**The problem:**
Using the material below, copy every line where "that" appears.

----------------------------------------

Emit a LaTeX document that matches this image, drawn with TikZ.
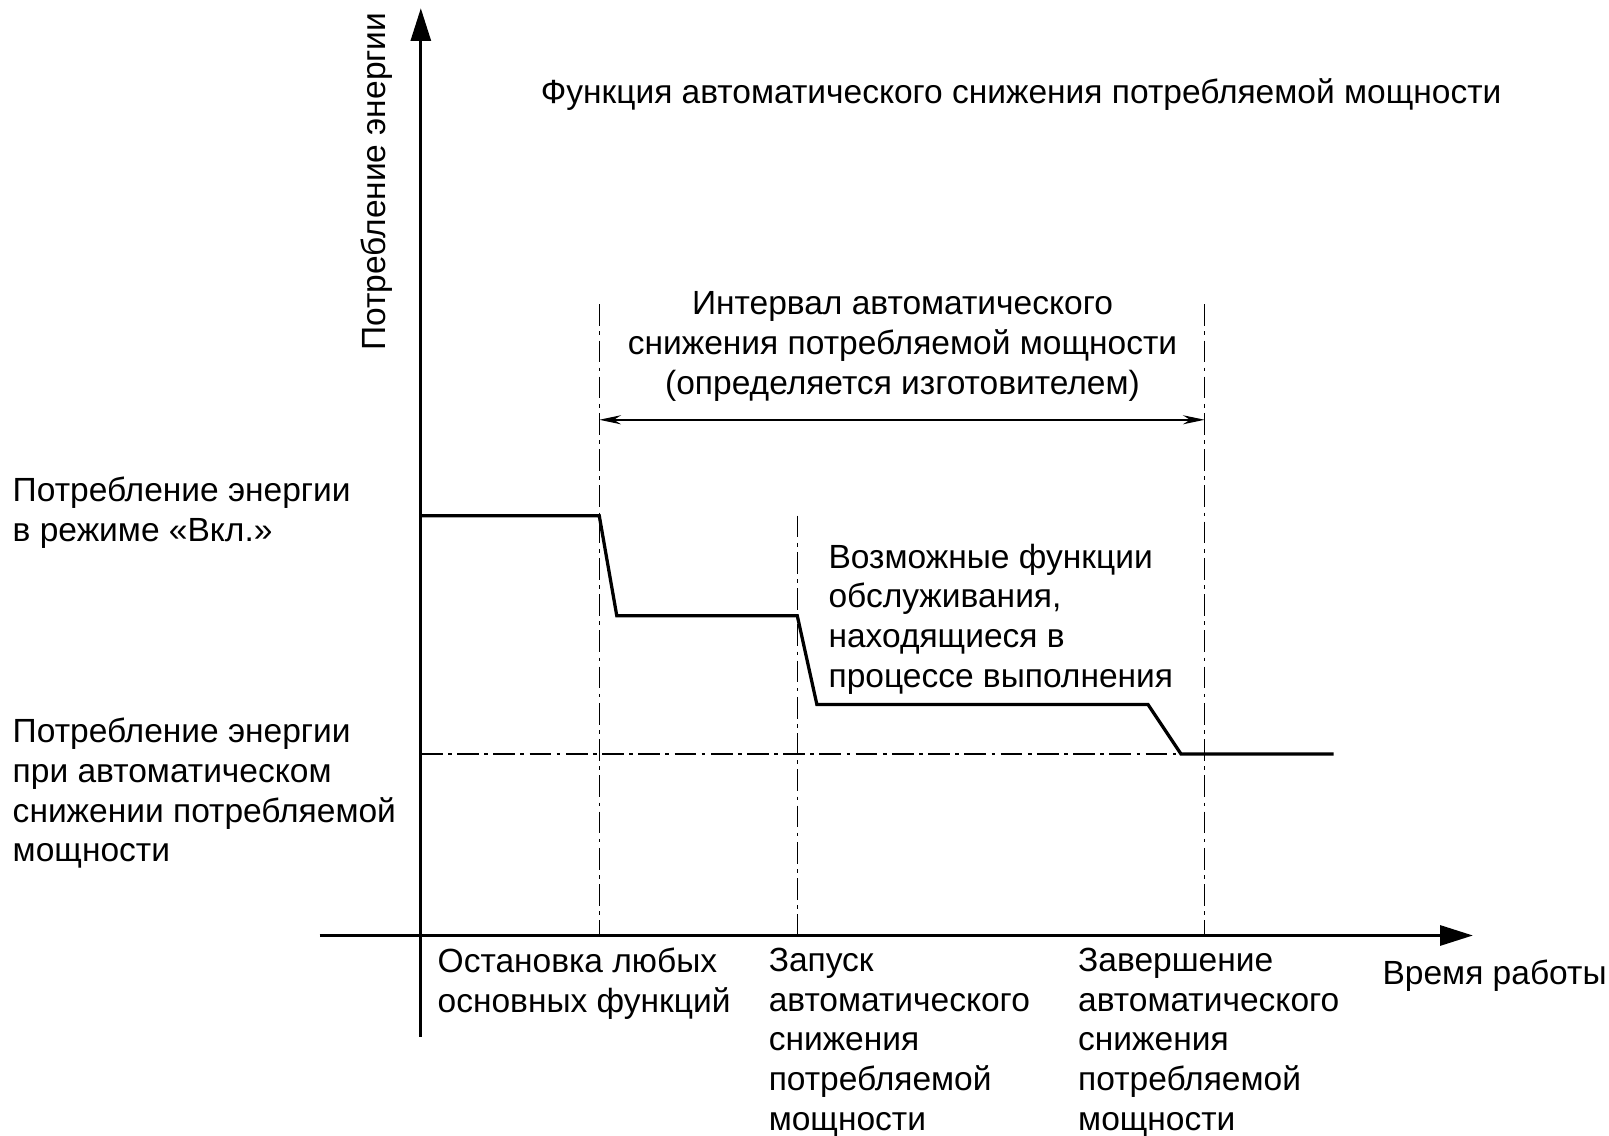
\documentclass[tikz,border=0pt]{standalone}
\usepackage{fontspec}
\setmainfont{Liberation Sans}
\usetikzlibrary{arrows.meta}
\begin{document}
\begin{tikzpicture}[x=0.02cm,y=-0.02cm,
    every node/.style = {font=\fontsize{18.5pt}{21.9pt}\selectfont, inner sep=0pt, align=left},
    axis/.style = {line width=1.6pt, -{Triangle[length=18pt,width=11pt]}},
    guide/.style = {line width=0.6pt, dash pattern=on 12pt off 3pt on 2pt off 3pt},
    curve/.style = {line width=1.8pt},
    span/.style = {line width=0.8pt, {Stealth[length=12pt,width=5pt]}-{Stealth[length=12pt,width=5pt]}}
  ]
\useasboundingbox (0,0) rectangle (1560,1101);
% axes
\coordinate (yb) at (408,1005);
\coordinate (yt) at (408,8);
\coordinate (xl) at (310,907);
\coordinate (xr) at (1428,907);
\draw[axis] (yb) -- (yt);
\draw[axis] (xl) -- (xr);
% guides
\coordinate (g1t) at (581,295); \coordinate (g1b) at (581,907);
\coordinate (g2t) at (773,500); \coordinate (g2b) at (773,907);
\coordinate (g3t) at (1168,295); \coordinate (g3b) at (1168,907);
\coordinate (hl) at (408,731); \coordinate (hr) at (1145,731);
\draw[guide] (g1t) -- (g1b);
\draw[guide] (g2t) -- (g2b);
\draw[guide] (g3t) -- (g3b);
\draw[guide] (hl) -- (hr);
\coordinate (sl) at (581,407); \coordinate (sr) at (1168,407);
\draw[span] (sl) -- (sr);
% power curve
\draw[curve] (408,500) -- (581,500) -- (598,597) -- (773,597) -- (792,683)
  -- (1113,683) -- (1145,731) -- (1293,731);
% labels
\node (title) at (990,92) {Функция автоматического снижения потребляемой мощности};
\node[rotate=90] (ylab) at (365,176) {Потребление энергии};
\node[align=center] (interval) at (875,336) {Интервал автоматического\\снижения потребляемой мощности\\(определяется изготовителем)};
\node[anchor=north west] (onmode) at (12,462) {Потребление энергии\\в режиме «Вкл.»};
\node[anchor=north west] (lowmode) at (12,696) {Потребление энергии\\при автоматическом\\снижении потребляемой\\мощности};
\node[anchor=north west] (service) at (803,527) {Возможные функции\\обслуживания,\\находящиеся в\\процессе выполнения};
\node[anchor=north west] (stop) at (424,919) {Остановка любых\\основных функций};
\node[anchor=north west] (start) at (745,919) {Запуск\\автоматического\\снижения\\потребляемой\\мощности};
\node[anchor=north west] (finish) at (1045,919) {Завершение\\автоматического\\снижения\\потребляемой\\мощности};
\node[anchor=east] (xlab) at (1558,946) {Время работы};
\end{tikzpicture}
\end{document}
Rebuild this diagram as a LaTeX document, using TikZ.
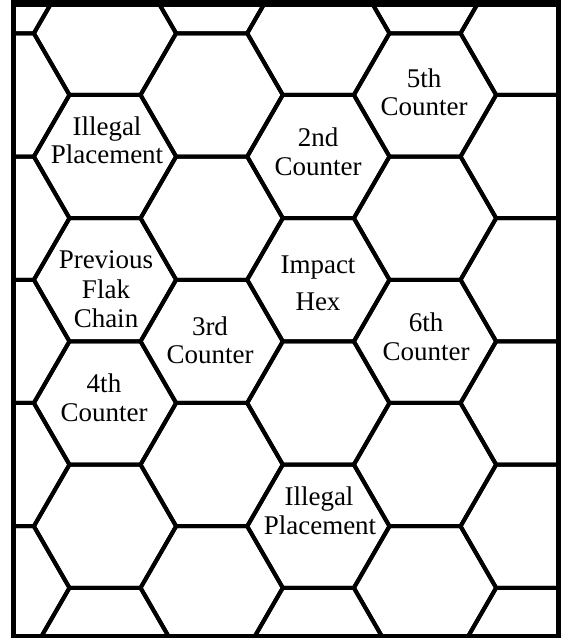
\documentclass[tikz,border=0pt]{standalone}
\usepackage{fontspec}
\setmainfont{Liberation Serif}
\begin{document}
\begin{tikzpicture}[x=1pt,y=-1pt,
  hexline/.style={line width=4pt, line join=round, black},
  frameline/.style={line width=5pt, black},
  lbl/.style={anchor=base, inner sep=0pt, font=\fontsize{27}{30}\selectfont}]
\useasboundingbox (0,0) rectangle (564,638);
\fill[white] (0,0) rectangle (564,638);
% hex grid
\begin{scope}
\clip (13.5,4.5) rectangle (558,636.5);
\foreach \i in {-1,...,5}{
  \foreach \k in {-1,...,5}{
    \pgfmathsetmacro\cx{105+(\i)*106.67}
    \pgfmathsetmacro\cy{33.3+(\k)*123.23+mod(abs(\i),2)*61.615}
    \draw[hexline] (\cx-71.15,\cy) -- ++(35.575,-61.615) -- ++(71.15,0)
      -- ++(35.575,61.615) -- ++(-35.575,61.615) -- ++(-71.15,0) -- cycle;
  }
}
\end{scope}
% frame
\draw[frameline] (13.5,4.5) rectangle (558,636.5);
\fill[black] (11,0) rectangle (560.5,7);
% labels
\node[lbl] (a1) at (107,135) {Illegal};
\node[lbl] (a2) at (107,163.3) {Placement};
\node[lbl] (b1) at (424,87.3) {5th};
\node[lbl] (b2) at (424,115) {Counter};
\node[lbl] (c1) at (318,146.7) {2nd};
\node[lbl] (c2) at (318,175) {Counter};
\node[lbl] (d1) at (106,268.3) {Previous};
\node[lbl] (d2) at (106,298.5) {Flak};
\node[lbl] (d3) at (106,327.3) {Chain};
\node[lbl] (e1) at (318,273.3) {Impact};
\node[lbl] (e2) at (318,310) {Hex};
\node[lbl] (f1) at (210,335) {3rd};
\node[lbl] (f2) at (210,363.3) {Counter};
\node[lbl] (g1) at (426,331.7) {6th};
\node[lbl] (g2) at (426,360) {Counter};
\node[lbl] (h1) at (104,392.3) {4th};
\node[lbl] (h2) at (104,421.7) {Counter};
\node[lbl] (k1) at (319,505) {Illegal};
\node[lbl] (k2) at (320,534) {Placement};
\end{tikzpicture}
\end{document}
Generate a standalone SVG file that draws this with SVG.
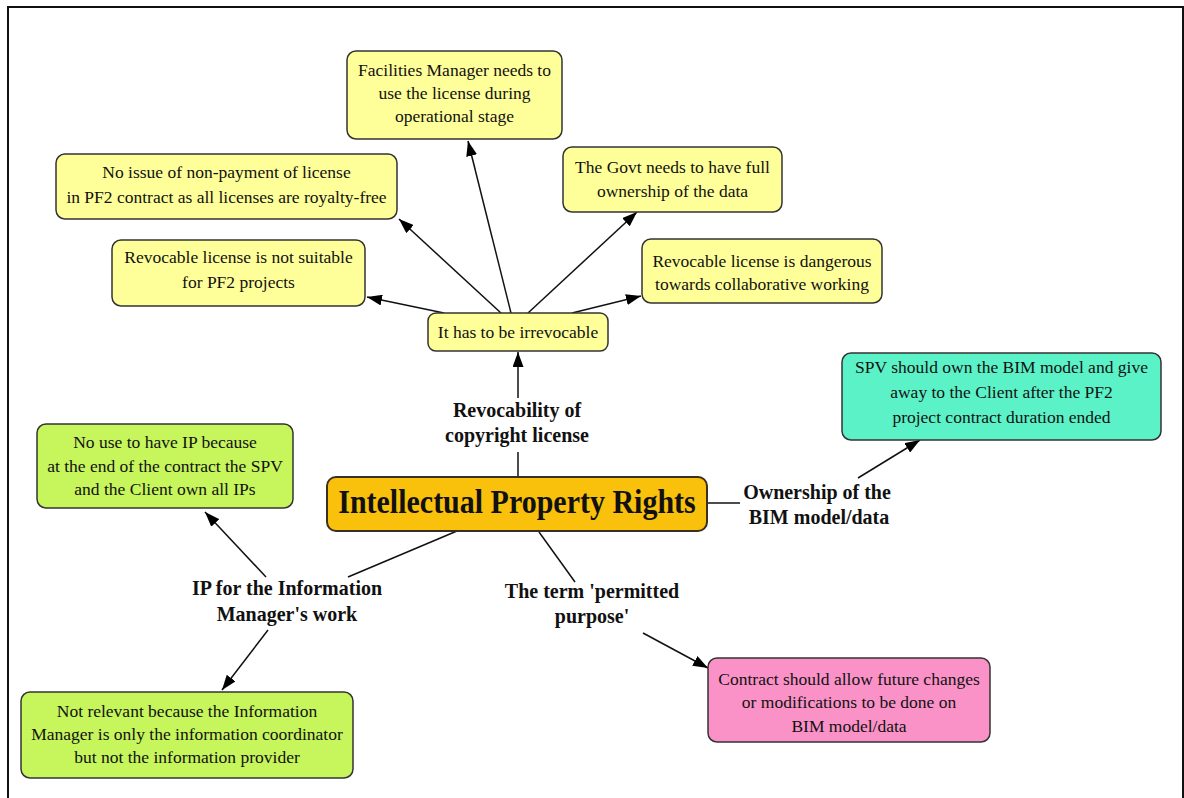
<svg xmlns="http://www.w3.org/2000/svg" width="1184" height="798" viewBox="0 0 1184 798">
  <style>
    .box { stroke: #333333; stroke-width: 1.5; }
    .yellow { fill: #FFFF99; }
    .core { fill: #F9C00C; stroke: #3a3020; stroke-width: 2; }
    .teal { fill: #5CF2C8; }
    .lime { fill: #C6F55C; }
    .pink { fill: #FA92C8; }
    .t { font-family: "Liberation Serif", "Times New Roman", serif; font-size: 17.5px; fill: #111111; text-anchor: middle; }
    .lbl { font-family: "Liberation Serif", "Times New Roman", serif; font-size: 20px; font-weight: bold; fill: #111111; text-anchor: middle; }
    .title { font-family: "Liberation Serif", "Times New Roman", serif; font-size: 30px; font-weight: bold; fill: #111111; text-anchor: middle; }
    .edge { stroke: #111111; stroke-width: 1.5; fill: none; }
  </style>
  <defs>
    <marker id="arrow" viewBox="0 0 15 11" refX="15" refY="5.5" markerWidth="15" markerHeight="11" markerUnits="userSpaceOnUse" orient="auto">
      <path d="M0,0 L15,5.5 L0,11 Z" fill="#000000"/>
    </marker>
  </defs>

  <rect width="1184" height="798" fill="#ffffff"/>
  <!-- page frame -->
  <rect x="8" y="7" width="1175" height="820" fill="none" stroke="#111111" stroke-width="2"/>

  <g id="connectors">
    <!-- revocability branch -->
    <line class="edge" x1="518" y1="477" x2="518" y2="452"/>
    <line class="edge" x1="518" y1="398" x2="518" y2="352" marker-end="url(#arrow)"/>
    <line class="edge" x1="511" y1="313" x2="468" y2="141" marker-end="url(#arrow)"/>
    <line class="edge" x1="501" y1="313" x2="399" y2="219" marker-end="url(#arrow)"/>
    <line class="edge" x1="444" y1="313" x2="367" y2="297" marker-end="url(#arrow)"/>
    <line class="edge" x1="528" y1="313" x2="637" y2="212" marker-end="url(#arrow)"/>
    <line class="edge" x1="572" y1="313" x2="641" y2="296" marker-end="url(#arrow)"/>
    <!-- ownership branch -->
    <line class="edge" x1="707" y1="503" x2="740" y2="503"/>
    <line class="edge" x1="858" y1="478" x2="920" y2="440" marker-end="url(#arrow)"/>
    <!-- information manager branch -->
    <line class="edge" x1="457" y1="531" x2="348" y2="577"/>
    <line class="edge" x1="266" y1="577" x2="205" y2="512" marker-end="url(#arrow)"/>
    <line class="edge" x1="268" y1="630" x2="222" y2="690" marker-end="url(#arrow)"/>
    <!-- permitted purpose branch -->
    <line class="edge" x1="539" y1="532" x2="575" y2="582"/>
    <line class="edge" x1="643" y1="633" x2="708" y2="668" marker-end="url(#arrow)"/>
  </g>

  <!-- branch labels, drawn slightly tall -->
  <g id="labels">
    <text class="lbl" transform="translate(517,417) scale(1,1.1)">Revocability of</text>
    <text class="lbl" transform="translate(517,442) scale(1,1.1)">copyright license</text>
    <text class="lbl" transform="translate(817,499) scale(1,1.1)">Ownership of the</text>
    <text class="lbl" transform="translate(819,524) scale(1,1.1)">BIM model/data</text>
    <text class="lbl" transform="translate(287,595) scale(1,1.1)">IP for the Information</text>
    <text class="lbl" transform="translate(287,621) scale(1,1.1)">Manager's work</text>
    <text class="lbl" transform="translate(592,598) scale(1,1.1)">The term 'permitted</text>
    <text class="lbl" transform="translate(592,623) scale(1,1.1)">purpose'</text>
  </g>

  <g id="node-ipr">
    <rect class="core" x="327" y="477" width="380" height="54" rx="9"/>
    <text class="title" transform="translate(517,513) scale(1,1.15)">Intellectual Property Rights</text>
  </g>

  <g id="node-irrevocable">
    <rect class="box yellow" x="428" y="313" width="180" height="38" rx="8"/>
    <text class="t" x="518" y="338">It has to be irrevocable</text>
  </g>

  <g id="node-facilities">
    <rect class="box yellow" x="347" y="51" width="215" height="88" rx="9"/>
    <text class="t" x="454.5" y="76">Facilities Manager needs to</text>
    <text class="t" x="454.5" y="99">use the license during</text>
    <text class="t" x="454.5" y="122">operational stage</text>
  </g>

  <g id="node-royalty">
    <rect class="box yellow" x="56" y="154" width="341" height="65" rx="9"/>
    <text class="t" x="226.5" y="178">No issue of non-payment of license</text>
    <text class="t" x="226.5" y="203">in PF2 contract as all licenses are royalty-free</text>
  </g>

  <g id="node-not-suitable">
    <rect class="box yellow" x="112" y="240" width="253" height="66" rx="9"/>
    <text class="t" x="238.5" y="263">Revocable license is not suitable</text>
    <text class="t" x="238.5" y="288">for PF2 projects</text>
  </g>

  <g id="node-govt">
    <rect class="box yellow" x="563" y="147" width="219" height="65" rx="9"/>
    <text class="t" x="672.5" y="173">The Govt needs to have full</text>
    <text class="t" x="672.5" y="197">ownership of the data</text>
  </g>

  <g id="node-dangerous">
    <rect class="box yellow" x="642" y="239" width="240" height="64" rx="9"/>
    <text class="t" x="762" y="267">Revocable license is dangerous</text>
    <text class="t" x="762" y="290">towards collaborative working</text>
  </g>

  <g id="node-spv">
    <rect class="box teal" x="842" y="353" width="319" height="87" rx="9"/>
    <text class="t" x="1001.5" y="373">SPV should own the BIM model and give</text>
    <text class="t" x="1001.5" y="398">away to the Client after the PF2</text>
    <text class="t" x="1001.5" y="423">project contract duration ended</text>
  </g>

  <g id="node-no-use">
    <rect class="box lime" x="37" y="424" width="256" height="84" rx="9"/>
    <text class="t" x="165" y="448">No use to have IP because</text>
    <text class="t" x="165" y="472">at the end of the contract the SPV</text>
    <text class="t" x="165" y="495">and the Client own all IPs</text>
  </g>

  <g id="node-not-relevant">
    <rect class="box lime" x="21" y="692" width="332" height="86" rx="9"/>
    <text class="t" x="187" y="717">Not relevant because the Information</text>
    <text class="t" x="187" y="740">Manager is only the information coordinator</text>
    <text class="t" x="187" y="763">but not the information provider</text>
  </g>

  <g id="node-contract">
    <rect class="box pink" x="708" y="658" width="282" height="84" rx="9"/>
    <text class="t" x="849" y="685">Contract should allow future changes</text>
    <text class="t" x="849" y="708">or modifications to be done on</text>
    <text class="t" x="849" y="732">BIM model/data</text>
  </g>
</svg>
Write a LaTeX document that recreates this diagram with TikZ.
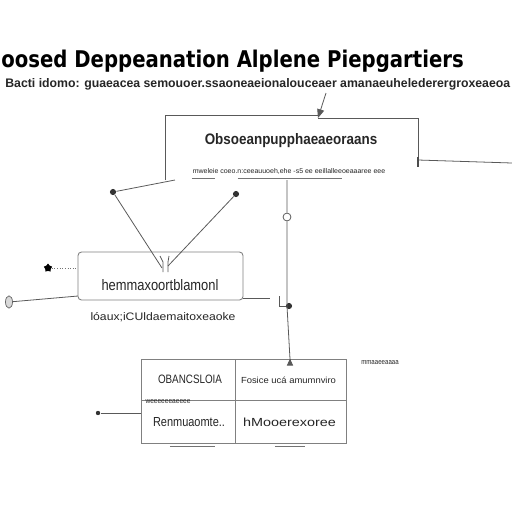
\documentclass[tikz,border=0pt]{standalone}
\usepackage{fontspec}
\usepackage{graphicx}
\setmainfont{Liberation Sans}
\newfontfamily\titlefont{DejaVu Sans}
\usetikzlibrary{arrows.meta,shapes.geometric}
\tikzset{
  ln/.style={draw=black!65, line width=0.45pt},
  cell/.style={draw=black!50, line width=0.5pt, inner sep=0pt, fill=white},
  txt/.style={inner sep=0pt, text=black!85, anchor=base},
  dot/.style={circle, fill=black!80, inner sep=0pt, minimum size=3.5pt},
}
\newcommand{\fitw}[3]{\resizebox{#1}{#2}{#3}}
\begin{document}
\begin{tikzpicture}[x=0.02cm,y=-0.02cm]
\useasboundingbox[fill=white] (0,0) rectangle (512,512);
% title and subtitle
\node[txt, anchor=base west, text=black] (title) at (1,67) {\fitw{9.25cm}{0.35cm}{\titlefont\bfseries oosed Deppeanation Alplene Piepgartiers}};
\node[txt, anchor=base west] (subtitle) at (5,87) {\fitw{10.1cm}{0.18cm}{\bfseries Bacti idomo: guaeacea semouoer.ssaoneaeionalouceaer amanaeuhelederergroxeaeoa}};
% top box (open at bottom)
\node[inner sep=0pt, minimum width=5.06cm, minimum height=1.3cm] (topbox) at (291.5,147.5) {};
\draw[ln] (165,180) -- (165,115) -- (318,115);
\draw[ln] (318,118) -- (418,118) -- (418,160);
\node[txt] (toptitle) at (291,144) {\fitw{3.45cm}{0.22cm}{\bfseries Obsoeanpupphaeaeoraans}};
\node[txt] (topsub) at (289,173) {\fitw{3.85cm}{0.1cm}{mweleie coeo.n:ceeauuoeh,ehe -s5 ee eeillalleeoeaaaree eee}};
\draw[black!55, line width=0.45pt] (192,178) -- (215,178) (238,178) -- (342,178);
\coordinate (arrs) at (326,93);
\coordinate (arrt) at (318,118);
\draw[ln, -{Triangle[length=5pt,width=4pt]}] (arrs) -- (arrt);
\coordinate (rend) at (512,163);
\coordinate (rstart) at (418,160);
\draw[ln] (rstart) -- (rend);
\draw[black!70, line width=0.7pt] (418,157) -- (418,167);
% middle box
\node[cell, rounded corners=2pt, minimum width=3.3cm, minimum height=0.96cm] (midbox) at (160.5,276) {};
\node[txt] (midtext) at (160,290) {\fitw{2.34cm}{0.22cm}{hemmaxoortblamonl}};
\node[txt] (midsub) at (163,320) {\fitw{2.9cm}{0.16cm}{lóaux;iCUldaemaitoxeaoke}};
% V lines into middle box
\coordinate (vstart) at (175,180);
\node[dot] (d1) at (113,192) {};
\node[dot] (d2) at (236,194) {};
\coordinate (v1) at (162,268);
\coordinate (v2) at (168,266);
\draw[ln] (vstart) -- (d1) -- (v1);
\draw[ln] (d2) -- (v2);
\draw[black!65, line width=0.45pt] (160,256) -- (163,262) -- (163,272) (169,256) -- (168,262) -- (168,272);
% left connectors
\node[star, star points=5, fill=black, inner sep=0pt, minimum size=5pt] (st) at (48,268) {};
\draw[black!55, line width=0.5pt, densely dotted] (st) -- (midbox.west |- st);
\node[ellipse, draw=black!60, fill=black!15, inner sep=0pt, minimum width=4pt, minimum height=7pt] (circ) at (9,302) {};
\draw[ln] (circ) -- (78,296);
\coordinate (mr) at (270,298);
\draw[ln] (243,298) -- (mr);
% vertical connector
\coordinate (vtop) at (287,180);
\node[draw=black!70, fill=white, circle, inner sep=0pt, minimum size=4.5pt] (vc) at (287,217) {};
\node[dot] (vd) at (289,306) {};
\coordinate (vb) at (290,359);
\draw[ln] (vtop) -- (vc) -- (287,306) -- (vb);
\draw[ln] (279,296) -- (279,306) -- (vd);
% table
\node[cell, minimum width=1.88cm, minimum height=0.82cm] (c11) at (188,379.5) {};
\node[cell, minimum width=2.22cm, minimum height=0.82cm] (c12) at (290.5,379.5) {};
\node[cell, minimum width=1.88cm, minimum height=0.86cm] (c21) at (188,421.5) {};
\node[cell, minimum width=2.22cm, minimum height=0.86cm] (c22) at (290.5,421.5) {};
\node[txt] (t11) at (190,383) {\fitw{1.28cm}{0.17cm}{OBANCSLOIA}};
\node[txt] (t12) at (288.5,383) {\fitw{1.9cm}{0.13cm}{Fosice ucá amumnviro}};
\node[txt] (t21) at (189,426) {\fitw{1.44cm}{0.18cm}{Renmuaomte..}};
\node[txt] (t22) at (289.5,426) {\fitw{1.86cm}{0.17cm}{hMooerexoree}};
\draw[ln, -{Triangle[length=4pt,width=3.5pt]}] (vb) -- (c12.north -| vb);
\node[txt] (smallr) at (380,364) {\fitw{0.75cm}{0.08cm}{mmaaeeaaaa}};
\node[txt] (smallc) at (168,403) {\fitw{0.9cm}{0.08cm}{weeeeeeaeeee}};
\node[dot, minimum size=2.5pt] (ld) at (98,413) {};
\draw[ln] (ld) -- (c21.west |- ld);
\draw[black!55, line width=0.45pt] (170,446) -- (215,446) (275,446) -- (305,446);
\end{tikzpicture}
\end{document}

----------------------------------------

**Complete answer:**
Emit a LaTeX document that matches this image, drawn with TikZ.
Generate a standalone SVG file that draws this with SVG.
Write a LaTeX document that recreates this diagram with TikZ.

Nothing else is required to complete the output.